Virgin Trains USA is planning to sell bonds for a line that starts 90 miles from downtown L.A.

Virgin Trains USA President Patrick Goddard and Richard Branson.

Source: Brightline

Virgin Trains USA has a big idea: Make train travel a hip, convenient alternative to driving in some of the most autocentric parts of the country. Backed by Fortress Investment Group private equity funds, the company last year launched the country’s first new privately financed intercity passenger rail in a century along Florida’s east coast. Its Miami hub is a gleaming, citrus-perfumed station where blue-blazered employees stock the VIP lounge with complimentary charcuterie.

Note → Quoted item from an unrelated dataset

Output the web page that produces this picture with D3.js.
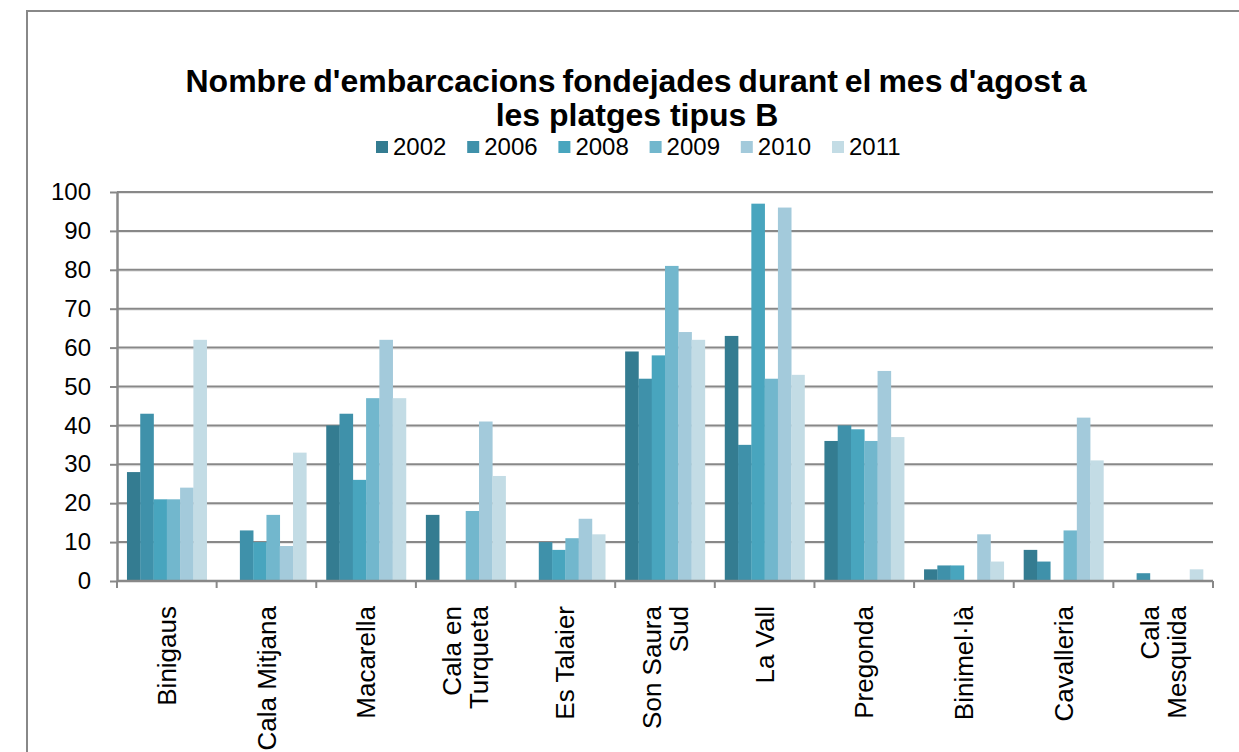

Now the company has Las Vegas in its sights. It says it can bring revelers there from the Los Angeles area by electric trains that can reach 150 mph. Wowed by the prospect of jobs and traffic relief, a California state agency in September approved the first step in Virgin Trains’ plans to sell as much as $4.2 billion in tax-exempt debt for the $4.8 billion project. The company says construction of the 170-mile line, mainly along the median of Interstate 15, will take three years, and it’ll start in 2023. That would make speedy rail a reality in California, where a voter-approved bullet train between San Francisco and Los Angeles has been beset with delays and cost overruns over the past decade.